In 1961, after the events that gave rise to the Gogerty case, a provision affecting our problem was added to the Education Code by an amendment to section 15005, largely repeated in a new section, 15005.5. That provision directed that, if the report of the State Department of Education "does not favor the acquisition of the property for a school site" the school board shall not acquire title to the property until 30 days after the report is received and "until the department's report has been read at a public hearing duly called after 10 days' notice by publication in a newspaper. . . ." With respect to this requirement the amended complaint alleges that a public hearing was held on March 22, 1965, at which testimony was presented "by the taxpayers," and "that the testimony was overwhelmingly against the plans to purchase said school site," but that, following the hearing, the defendant passed a resolution directing the staff of the district to proceed with the original plan.
At the hearing of the demurrer to the original complaint, two exhibits were received in evidence, photo-copies of two letters in the defendant's files. One is dated November 13, 1964, signed by the Planning Director of the Planning Department of the City of Compton, and advised that the Compton Planning Commission recommends that the defendant acquire the site it planned to obtain. The other, dated April 5, 1965, on the stationery of the State Department of Education, advised the defendant board that the department approves the acquisition of the property involved in this action. The letter concludes with this sentence: "Please note the responsibilities of the school district under Section 15004." Assuming that the amended complaint may be considered embellished by the addition of these two letters, judicially noticed (see Stanton v. Dumke (1966) 64 Cal.2d 199, 201-202 [ 49 Cal.Rptr. 380, 382, 411 P.2d 108]), we consider their effect. The first one touches on a matter not mentioned in the pleading under attack, the requirement of section 15004 that a school board, before acquiring property for a new school site, shall give the planning commission having jurisdiction, notice of its plans. From the first letter it appears that this requirement of the law had been met. The obvious purpose of the second was to bolster the position taken by the defendant, that of going ahead to acquire the site it set out to obtain. Neither hurt defendant's cause.
We indicated in our opening paragraph that we find the Supreme Court opinion in Gogerty v. Coachella Valley Junior College Dist. requires a reversal of the judgment in this case. We turn to that case, where we find the plaintiff a taxpayer and resident of a junior college district, the governing body of which, in August of 1952, had selected a site for the erection of a junior college, located close to an airport. The governing body had received a very unfavorable report on the project from the Department of Education, and likewise a very adverse report from the California Aeronautics Commission and some other like agencies. Nevertheless, it was going ahead and the plaintiff sought a judgment to declare void and annul the selection and acquisition of the school site. A demurrer was sustained to the complaint without leave to amend.

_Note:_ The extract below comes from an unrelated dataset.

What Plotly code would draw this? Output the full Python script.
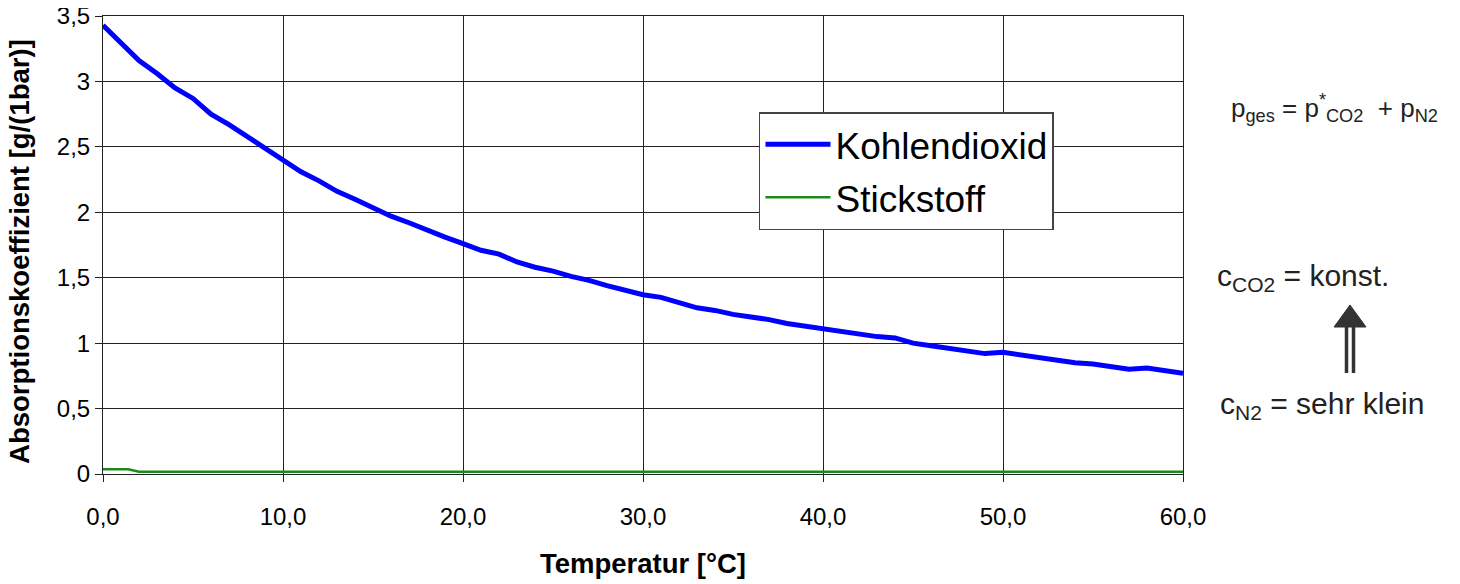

Early in its opinion ( 57 Cal.2d 728 [21 Cal.Rptr. 808, 371 P.2d 584]), the Supreme Court gave an affirmative answer to the question: "Has plaintiff the right, as an individual citizen and taxpayer, to maintain the present action?" The plaintiffs in this case, who are residents and taxpayers of the Compton School District, come within the statement made by the Supreme Court in support of its answer: [2] "A taxpayer may sue a governmental body in a representative capacity in cases involving fraud . . . on the part of the governmental body to perform a duty specifically enjoined."

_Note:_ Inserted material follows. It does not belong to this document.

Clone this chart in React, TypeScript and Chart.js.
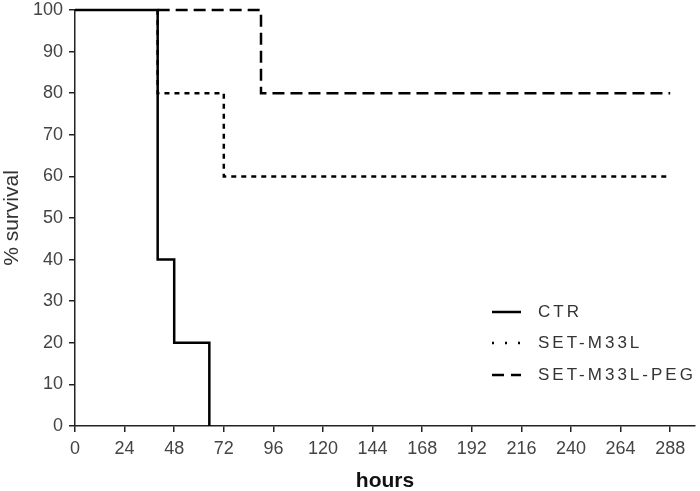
import React, { useEffect, useRef } from "react";
import { Chart, registerables } from "chart.js";
Chart.register(...registerables);

const xTicks = [0, 24, 48, 72, 96, 120, 144, 168, 192, 216, 240, 264, 288];
const yTicks = [0, 10, 20, 30, 40, 50, 60, 70, 80, 90, 100];

const ctrTimes = [0, 40, 40, 48, 48, 65, 65];
const ctrSurv = [100, 100, 40, 40, 20, 20, 0];

const m33lTimes = [40, 40, 72, 72, 288];
const m33lSurv = [100, 80, 80, 60, 60];

const pegTimes = [40, 90, 90, 288];
const pegSurv = [100, 100, 80, 80];

const seriesNames = ["CTR", "SET-M33L", "SET-M33L-PEG"];
const dashes: number[][] = [[], [5, 5], [12, 6]];
const legendDashes: number[][] = [[], [2, 11], [12, 7]];

const FONT = "'Liberation Sans', Arial, sans-serif";

const toPts = (xs: number[], ys: number[]) => xs.map((x, i) => ({ x, y: ys[i] }));

export default function App() {
  const ref = useRef<HTMLCanvasElement>(null);
  useEffect(() => {
    if (!ref.current) return;
    const legendPlugin = {
      id: "customLegend",
      afterDraw(chart: any) {
        const ctx = chart.ctx;
        ctx.save();
        const ys = [312, 343, 375];
        seriesNames.forEach((name, i) => {
          ctx.beginPath();
          ctx.strokeStyle = "#000";
          ctx.lineWidth = 2.5;
          ctx.setLineDash(legendDashes[i]);
          ctx.moveTo(492, ys[i]);
          ctx.lineTo(521, ys[i]);
          ctx.stroke();
          ctx.setLineDash([]);
          ctx.fillStyle = "#333";
          ctx.font = `17px ${FONT}`;
          (ctx as any).letterSpacing = "3px";
          ctx.textBaseline = "middle";
          ctx.textAlign = "left";
          ctx.fillText(name, 538, ys[i]);
        });
        ctx.restore();
      },
    };
    const ds = (i: number, xs: number[], ys: number[]) => ({
      label: seriesNames[i],
      data: toPts(xs, ys),
      borderColor: "#000",
      borderWidth: 2.5,
      borderDash: dashes[i],
      clip: false,
    });
    const chart = new Chart(ref.current, {
      type: "line",
      data: {
        datasets: [ds(0, ctrTimes, ctrSurv), ds(1, m33lTimes, m33lSurv), ds(2, pegTimes, pegSurv)],
      },
      options: {
        responsive: false,
        animation: false,
        events: [],
        elements: { point: { radius: 0 }, line: { tension: 0, borderCapStyle: "butt" } },
        layout: { padding: { top: 10, right: 5, left: 0, bottom: 0 } },
        plugins: { legend: { display: false }, tooltip: { enabled: false } },
        scales: {
          x: {
            type: "linear",
            min: 0,
            max: 300,
            afterBuildTicks: (scale: any) => {
              scale.ticks = xTicks.map((v) => ({ value: v }));
            },
            afterFit: (scale: any) => {
              scale.height = 65;
              scale.paddingLeft = 0;
              scale.paddingRight = 0;
            },
            grid: { drawOnChartArea: false, tickLength: 6, tickColor: "#222", lineWidth: 1.5 },
            border: { color: "#222", width: 1.5 },
            ticks: { color: "#444", font: { size: 18, family: FONT }, padding: 6, maxRotation: 0, autoSkip: false },
            title: { display: true, text: "hours", color: "#111", font: { size: 21, weight: "bold", family: FONT }, padding: { top: 0, bottom: -3 } },
          },
          y: {
            min: 0,
            max: 100,
            afterBuildTicks: (scale: any) => {
              scale.ticks = yTicks.map((v) => ({ value: v }));
            },
            afterFit: (scale: any) => {
              scale.width = 75;
              scale.paddingTop = 0;
              scale.paddingBottom = 0;
            },
            grid: { drawOnChartArea: false, tickLength: 6, tickColor: "#222", lineWidth: 1.5 },
            border: { color: "#222", width: 1.5 },
            ticks: { color: "#444", font: { size: 18, family: FONT }, padding: 6, autoSkip: false },
            title: { display: true, text: "% survival", color: "#333", font: { size: 21, family: FONT }, padding: { bottom: 0, top: 0 } },
          },
        },
      },
      plugins: [legendPlugin],
    } as any);
    return () => chart.destroy();
  }, []);
  return (
    <div style={{ position: "fixed", left: 0, top: 0, width: 700, height: 491, background: "#fff" }}>
      <canvas ref={ref} width={700} height={491} />
    </div>
  );
}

[1b] We added emphasis to the word "fraud" because that is the thought that governs what follows. Shortly after the words quoted, the Supreme Court continued: "In the present complaint plaintiff has alleged that defendant acted fraudulently and always intended to acquire the site regardless of what the report obtained pursuant to the provision of section 15005 of the Education Code disclosed; that such report was obtained only to ostensibly comply with the requirements of section 15005 of the Education Code; and that the predetermined plan to acquire the site regardless of the Department of Education report and the refusal to consider or evaluate the report constitute a fraud on plaintiff." After a bit more discussion, and quoting section 15005, the Supreme Court sums up: ( 57 Cal.2d 732 [21 Cal.Rptr. 809, 371 P.2d 585]): "Applying the above rules to the facts alleged in the present case, it appears that plaintiff has alleged that defendant fraudulently and collusively avoided compliance with the requirements of section 15005 of the Education Code. Therefore, a cause of action was stated against defendant, and the general demurrer should have been overruled."

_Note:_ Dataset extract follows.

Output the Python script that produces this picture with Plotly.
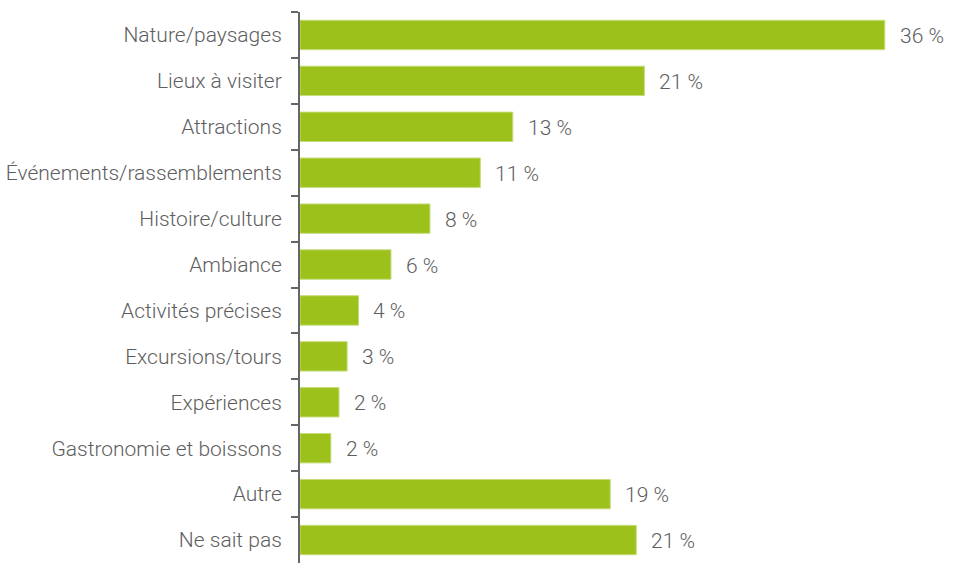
import plotly.graph_objects as go

# Share of respondents by answer category (%)
categories = [
    "Nature/paysages",
    "Lieux à visiter",
    "Attractions",
    "Événements/rassemblements",
    "Histoire/culture",
    "Ambiance",
    "Activités précises",
    "Excursions/tours",
    "Expériences",
    "Gastronomie et boissons",
    "Autre",
    "Ne sait pas",
]
values = [36.0, 21.2, 13.1, 11.1, 8.0, 5.6, 3.6, 2.9, 2.4, 1.9, 19.1, 20.7]

bar_color = "#9CC11A"
text_color = "#5E5E5E"
font_family = "Roboto, Liberation Sans, Arial, sans-serif"
font_size = 21

fig = go.Figure(
    go.Bar(
        x=values,
        y=categories,
        orientation="h",
        marker=dict(color=bar_color, line=dict(color="#C5DC7A", width=1)),
        width=0.64,
        hoverinfo="skip",
    )
)

# Value labels placed just to the right of each bar
for cat, v in zip(categories, values):
    fig.add_annotation(
        x=v,
        y=cat,
        text=f"{v:.0f} %",
        showarrow=False,
        xanchor="left",
        xshift=13,
        yshift=-1,
        font=dict(size=font_size, color=text_color, family=font_family, weight=300),
    )

fig.update_layout(
    width=953,
    height=563,
    margin=dict(l=300, r=0, t=12, b=0),
    paper_bgcolor="white",
    plot_bgcolor="white",
    showlegend=False,
    font=dict(family=font_family, size=font_size, color=text_color, weight=300),
)

fig.update_xaxes(
    range=[0, 40.2],
    visible=False,
    showgrid=False,
    zeroline=False,
)

fig.update_yaxes(
    autorange="reversed",
    type="category",
    showline=True,
    linecolor="#666666",
    linewidth=2,
    ticks="outside",
    tickson="boundaries",
    ticklen=7,
    tickwidth=2,
    tickcolor="#666666",
    showgrid=False,
    ticklabelstandoff=12,
    tickfont=dict(size=font_size, color=text_color, family=font_family, weight=300),
)

fig.write_html("out.html")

Looking now, at the allegations of our complaint respecting the public hearing, one of the methods required by the Legislature to insure that city boards of education come to their final conclusions wisely, we read:
"VIII
"That on March 22, 1965, the defendant held a public hearing in compliance with the provisions of Section 15005.5 of the Education Code and following this hearing, the defendant passed a resolution directing the staff of the district to proceed with the original plan to purchase said property herein before mentioned for a new elementary school.
IX
"That testimony was presented by the taxpayers at the public hearing against the plans to purchase said school site. That the testimony was overwhelmingly against the plans to purchase said school site that is directly under the flight pattern of the Compton Airport. . . .
XI
"That the defendant failed to consider and evaluate the consensus of opinion adduced at the public hearing and that the defendant always intended to acquire the site regardless of what happened at the public hearing and that said public hearing was held only in an effort to ostensibly comply with legal mandates. . . .
XIII
"That by reason of this predetermined plan and preconceived intent, defendant perpetrated a fraud upon the plaintiffs and the public concerned in that it failed to give bona fide consideration to the said various reports and the consensus of opinion adduced at the public hearing before choosing said site, as required by law."
Plagiarism is sometimes justified. We repeat as ours the words of the Supreme Court: "[I]t appears that plaintiffs have alleged that defendant fraudulently . . . avoided compliance with the requirements of section 15005 of the Education Code. Therefore, a cause of action was stated against defendant and the general demurrer should have been overruled."
The judgment is reversed with directions to overrule the demurrer to the first amended complaint.
Jefferson, Acting P.J., and Kingsley, J., concurred.
A petition for a rehearing was denied August 3, 1967, and respondent's petition for a hearing by the Supreme Court was denied October 4, 1967. Peters, J., Mosk, J., and Burke, J., were of the opinion that the petition should be granted.